The plot draws lessons from Shakespearean complex, conspires to a ferocious ape usurper and bluntly puts him in the villain default (unlike its prequel, where rapacious human beings are the arch enemy). When the internecine friction takes the stage, mankind is subjugated to sideline, Malcolm and his family are amicable friends, but Dreyfus (Oldman), the leader of the remaining humans and his gangs are frivolous saboteurs doomed in their narrow-mindedness. Jason Clarke believably justifies that he can lead a blockbuster too given a proper chance, him, Keri Russell and Kodi Smit-McPhee form a close knit, as the last hope for men; Gary Oldman, bears the ambiguity in his actions, is a pitiful sacrifice for the wrong cause.
Apes are the stars, maybe in the next instalment, no men is required, the film will still be overwhelmingly compelling, suffice to say, the CGI effect and action set pieces are among the best of the year, particularly the ones involve the mobilities of great mass, gun-wielding apes’ charging on the horses, one scene when Koba attack a tank with a 360 degree shot of its surroundings, superbly orchestrated! The final showdown is also fluidly white-knuckle with vivid tumbling down veracity, although the casualty is conspicuously underestimated to create a spectacle that the number of apes is not drastically declined after the monolith wreckage.

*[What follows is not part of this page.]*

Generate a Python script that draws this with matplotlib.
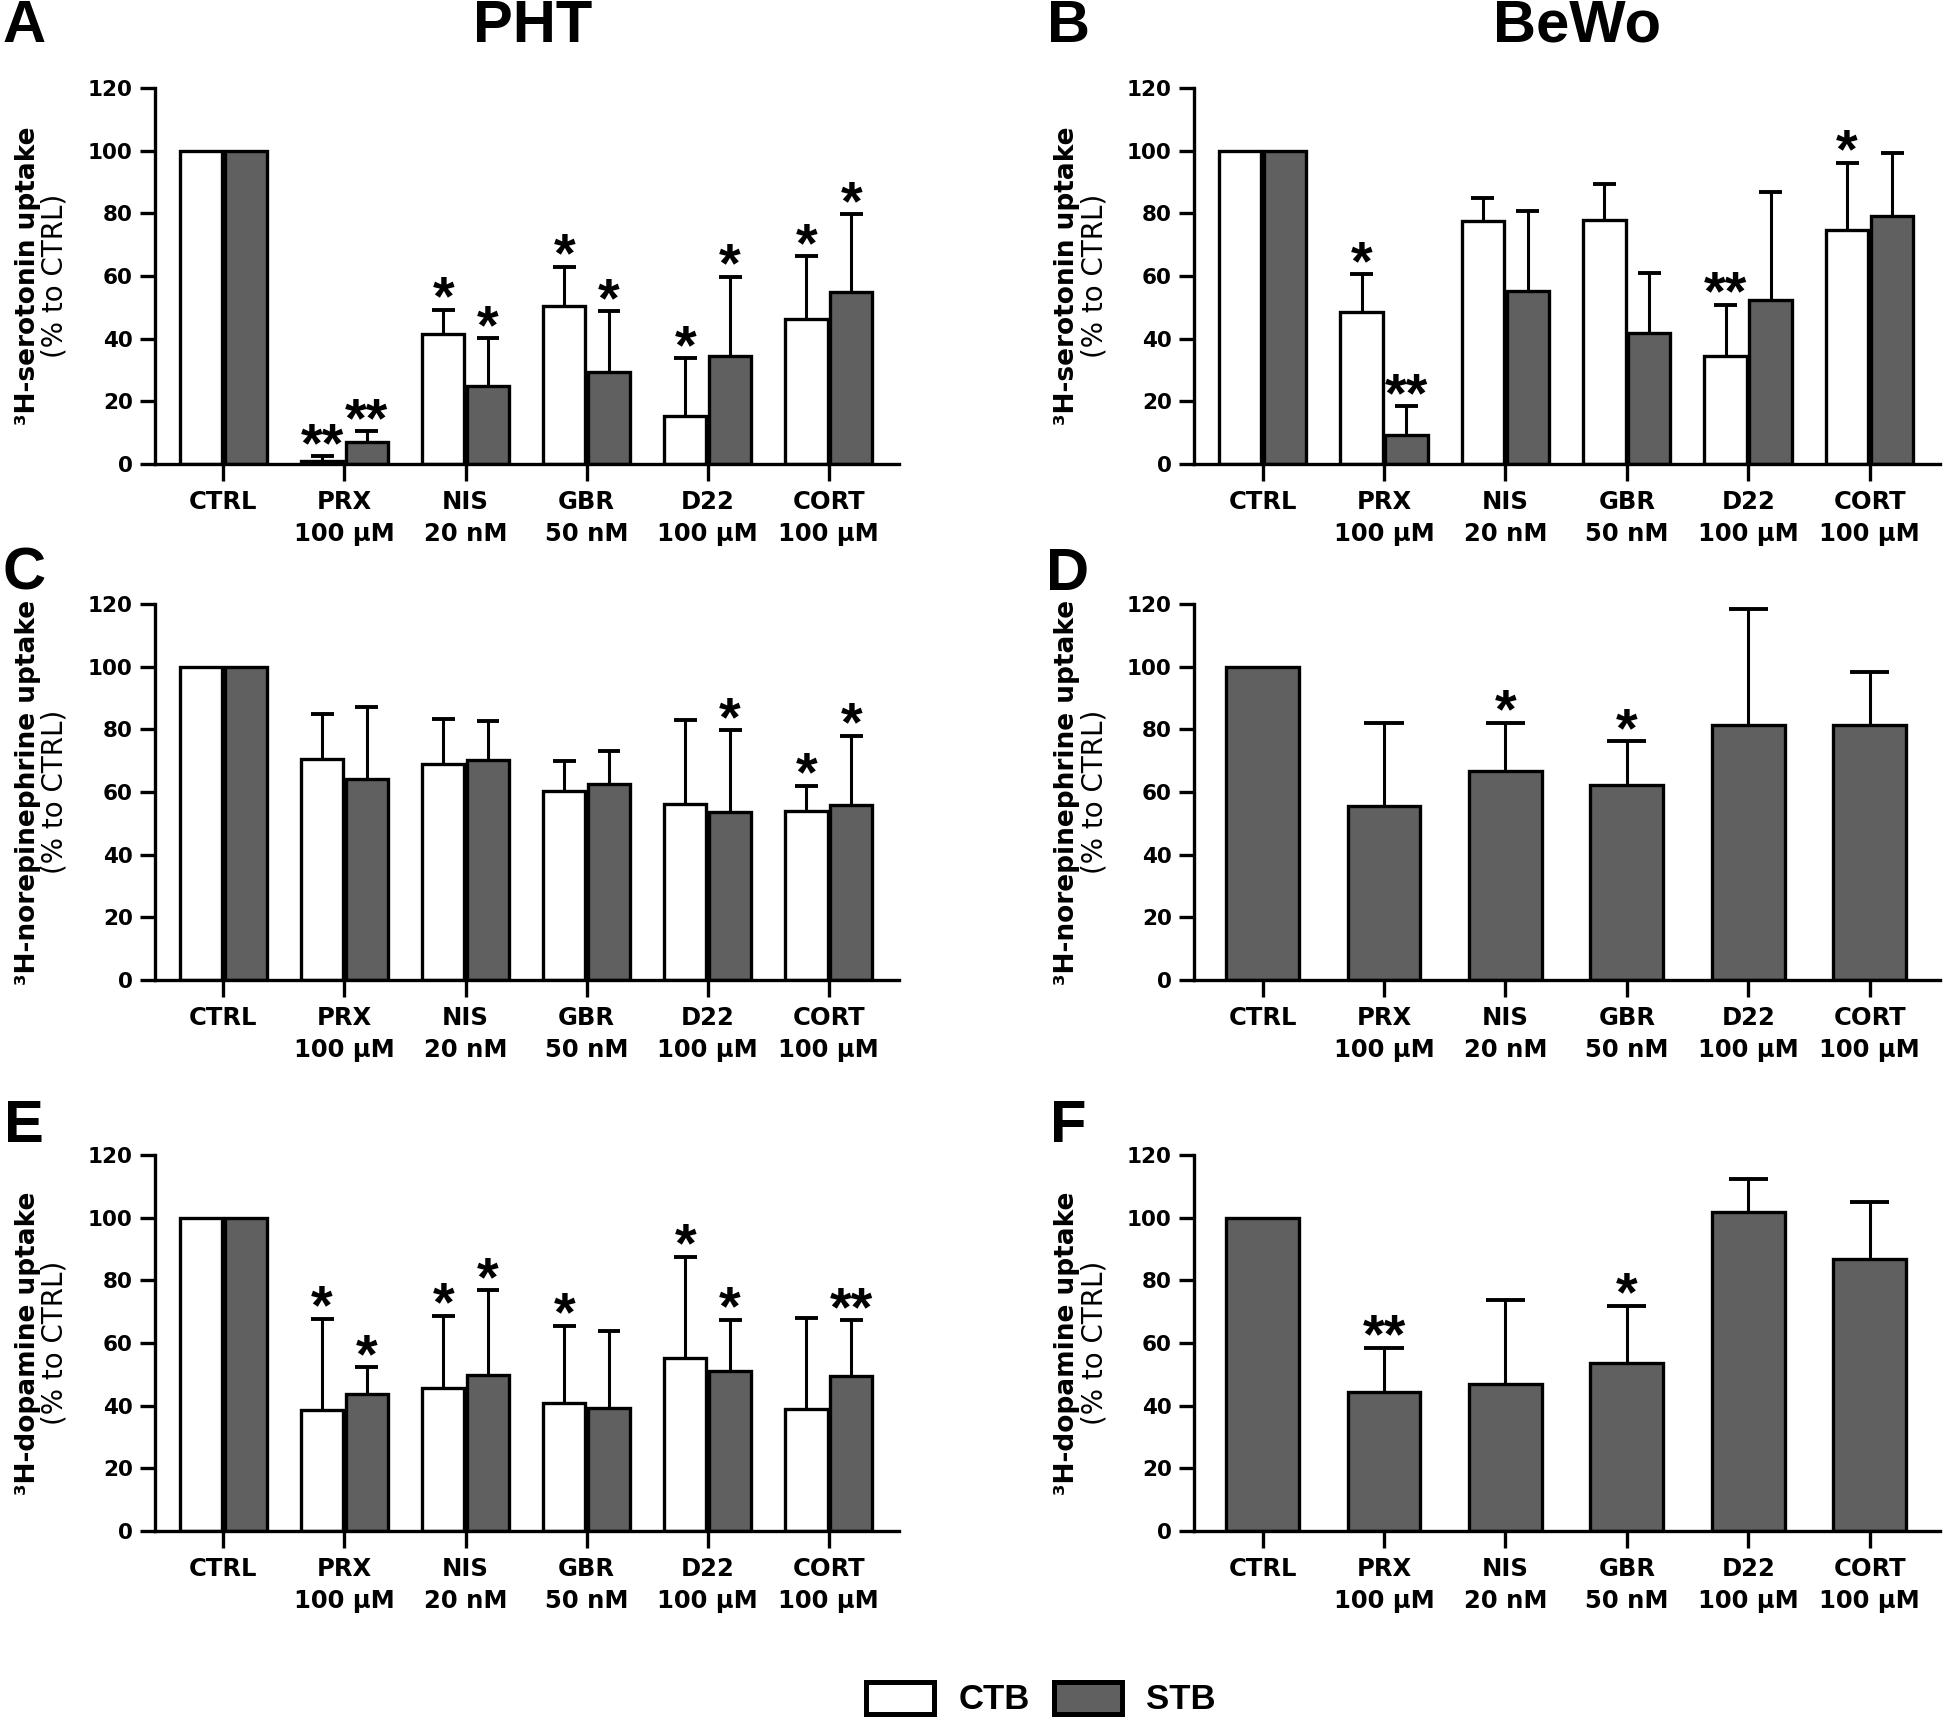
import matplotlib
matplotlib.use("Agg")
import matplotlib.pyplot as plt
import numpy as np
from matplotlib.patches import Patch

plt.rcParams['font.family'] = ['Liberation Sans', 'DejaVu Sans']
plt.rcParams['font.weight'] = 'bold'
WIDE = ['DejaVu Sans']

categories = ['CTRL', 'PRX\n100 µM', 'NIS\n20 nM', 'GBR\n50 nM', 'D22\n100 µM', 'CORT\n100 µM']

# Panel A: PHT, serotonin
a_ctb_mean = [100, 0.8, 41.5, 50.4, 15.4, 46.2]
a_ctb_sd = [0, 1.7, 7.7, 12.6, 18.4, 20.2]
a_ctb_sig = ['', '**', '*', '*', '*', '*']
a_stb_mean = [100, 7.1, 24.8, 29.5, 34.4, 55.0]
a_stb_sd = [0, 3.4, 15.3, 19.2, 25.4, 24.7]
a_stb_sig = ['', '**', '*', '*', '*', '*']

# Panel B: BeWo, serotonin
b_ctb_mean = [100, 48.4, 77.7, 77.8, 34.5, 74.6]
b_ctb_sd = [0, 12.2, 7.2, 11.7, 16.4, 21.6]
b_ctb_sig = ['', '*', '', '', '**', '*']
b_stb_mean = [100, 9.1, 55.3, 41.9, 52.4, 79.2]
b_stb_sd = [0, 9.4, 25.3, 19.0, 34.4, 20.2]
b_stb_sig = ['', '**', '', '', '', '']

# Panel C: PHT, norepinephrine
c_ctb_mean = [100, 70.5, 68.8, 60.3, 56.3, 54.0]
c_ctb_sd = [0, 14.5, 14.5, 9.7, 26.7, 8.0]
c_ctb_sig = ['', '', '', '', '', '*']
c_stb_mean = [100, 64.3, 70.2, 62.4, 53.7, 56.0]
c_stb_sd = [0, 22.7, 12.3, 10.7, 26.0, 22.0]
c_stb_sig = ['', '', '', '', '*', '*']

# Panel D: BeWo, norepinephrine (STB only)
d_stb_mean = [100, 55.4, 66.8, 62.3, 81.4, 81.4]
d_stb_sd = [0, 26.5, 15.3, 13.9, 37.0, 17.0]
d_stb_sig = ['', '', '*', '*', '', '']

# Panel E: PHT, dopamine
e_ctb_mean = [100, 38.5, 45.5, 40.7, 55.3, 38.8]
e_ctb_sd = [0, 29.2, 23.2, 24.8, 32.2, 29.1]
e_ctb_sig = ['', '*', '*', '*', '*', '']
e_stb_mean = [100, 43.7, 49.8, 39.4, 51.2, 49.5]
e_stb_sd = [0, 8.6, 27.0, 24.5, 16.3, 17.8]
e_stb_sig = ['', '*', '*', '', '*', '**']

# Panel F: BeWo, dopamine (STB only)
f_stb_mean = [100, 44.3, 46.9, 53.7, 101.8, 86.8]
f_stb_sd = [0, 14.2, 26.9, 18.2, 10.7, 18.3]
f_stb_sig = ['', '**', '', '*', '', '']

yticks = [0, 20, 40, 60, 80, 100, 120]
CTB_COLOR = 'white'
STB_COLOR = '#606060'

W, H = 1944, 1719
fig = plt.figure(figsize=(W / 100, H / 100), dpi=100)

LW = 2.4
col_left = [155 / W, 1194 / W]
col_width = [(899 - 155) / W, (1940 - 1194) / W]
row_bottom = [1 - 464 / H, 1 - 980 / H, 1 - 1531 / H]
row_height = 376 / H


def draw_panel(ax, series, ylabel):
    x = np.arange(len(categories))
    for means, sds, sig, color, off, w in series:
        xs = x + off
        ax.bar(xs, means, width=w, color=color, edgecolor='black', linewidth=LW, zorder=2)
        cap = w * 0.27
        for xi, m, s, st in zip(xs, means, sds, sig):
            top = m + s
            if s > 0:
                ax.vlines(xi, m, top, color='black', lw=2.2, zorder=1)
                ax.hlines(top, xi - cap, xi + cap, color='black', lw=2.8, zorder=3)
            if st:
                ax.annotate(st, (xi, top), xytext=(0, -3.5), textcoords='offset points',
                            ha='center', va='baseline', fontsize=40, fontweight='bold')
    ax.set_xlim(-0.565, 5.58)
    ax.set_ylim(0, 120)
    ax.set_yticks(yticks)
    ax.set_xticks(x)
    ax.set_xticklabels(categories, fontsize=17.5, fontweight='bold', family=WIDE,
                       linespacing=1.4)
    for lbl in ax.get_yticklabels():
        lbl.set_fontsize(15.5)
        lbl.set_fontweight('bold')
        lbl.set_family(WIDE)
    ax.spines['top'].set_visible(False)
    ax.spines['right'].set_visible(False)
    ax.spines['left'].set_linewidth(LW)
    ax.spines['bottom'].set_linewidth(LW)
    ax.tick_params(axis='y', direction='out', length=11, width=LW, pad=5)
    ax.tick_params(axis='x', direction='out', length=12, width=LW, pad=7)
    wpx = ax.get_position().width * W
    ax.text(-127 / wpx, 0.5, ylabel, transform=ax.transAxes, rotation=90,
            ha='center', va='center', fontsize=19, fontweight='bold', family=WIDE)
    ax.text(-100 / wpx, 0.5, '(% to CTRL)', transform=ax.transAxes, rotation=90,
            ha='center', va='center', fontsize=20, fontweight='normal', family=WIDE)


BW = 0.35
OFF = 0.185
BW1 = 0.6

panels = [
    (0, 0, [(a_ctb_mean, a_ctb_sd, a_ctb_sig, CTB_COLOR, -OFF, BW),
            (a_stb_mean, a_stb_sd, a_stb_sig, STB_COLOR, OFF, BW)], '³H-serotonin uptake'),
    (0, 1, [(b_ctb_mean, b_ctb_sd, b_ctb_sig, CTB_COLOR, -OFF, BW),
            (b_stb_mean, b_stb_sd, b_stb_sig, STB_COLOR, OFF, BW)], '³H-serotonin uptake'),
    (1, 0, [(c_ctb_mean, c_ctb_sd, c_ctb_sig, CTB_COLOR, -OFF, BW),
            (c_stb_mean, c_stb_sd, c_stb_sig, STB_COLOR, OFF, BW)], '³H-norepinephrine uptake'),
    (1, 1, [(d_stb_mean, d_stb_sd, d_stb_sig, STB_COLOR, 0.0, BW1)], '³H-norepinephrine uptake'),
    (2, 0, [(e_ctb_mean, e_ctb_sd, e_ctb_sig, CTB_COLOR, -OFF, BW),
            (e_stb_mean, e_stb_sd, e_stb_sig, STB_COLOR, OFF, BW)], '³H-dopamine uptake'),
    (2, 1, [(f_stb_mean, f_stb_sd, f_stb_sig, STB_COLOR, 0.0, BW1)], '³H-dopamine uptake'),
]

for r, c, series, ylabel in panels:
    ax = fig.add_axes([col_left[c], row_bottom[r], col_width[c], row_height])
    draw_panel(ax, series, ylabel)

# Panel letters and column titles
letters = [('A', 24, 27), ('B', 1068, 27), ('C', 24, 574), ('D', 1068, 574), ('E', 24, 1127), ('F', 1068, 1127)]
for t, px, py in letters:
    fig.text(px / W, 1 - py / H, t, fontsize=43, fontweight='bold', ha='center', va='center')
fig.text(533 / W, 1 - 26 / H, 'PHT', fontsize=43, fontweight='bold', ha='center', va='center')
fig.text(1577 / W, 1 - 26 / H, 'BeWo', fontsize=43, fontweight='bold', ha='center', va='center')

# Legend
handles = [Patch(facecolor=CTB_COLOR, edgecolor='black', linewidth=3.6, label='CTB'),
           Patch(facecolor=STB_COLOR, edgecolor='black', linewidth=3.6, label='STB')]
leg = fig.legend(handles=handles, loc='center', bbox_to_anchor=(1041 / W, 20 / H), ncol=2,
                 frameon=False, fontsize=25, handlelength=1.95, handleheight=1.05,
                 handletextpad=0.7, columnspacing=0.7, borderpad=0.0, borderaxespad=0.0)
for txt in leg.get_texts():
    txt.set_fontweight('bold')

fig.savefig('out.png', dpi=100)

The director chair is handed from Rupert Wyatt (for RISE OF THE PLANET OF THE APES) to Matt Reeves (CLOVERFIELD 2008, 7/10 and LET ME IN 2010, 7/10), a wise decision since the scale and gravitas clearly go up a notch, but the 3D surplus does hurt the viewing, too dim and overstretched in this case, otherwise I might rate it higher, perhaps I should give it another try and catch up with the missing parts. Anyway, it is a pretty marvellous studio juggernaut, devoid of the manipulative eagerness to introduce its sequel, but indeed establishes a solid ground for the next move when the last humanity will be snuffed in the bona fide planet of the apes.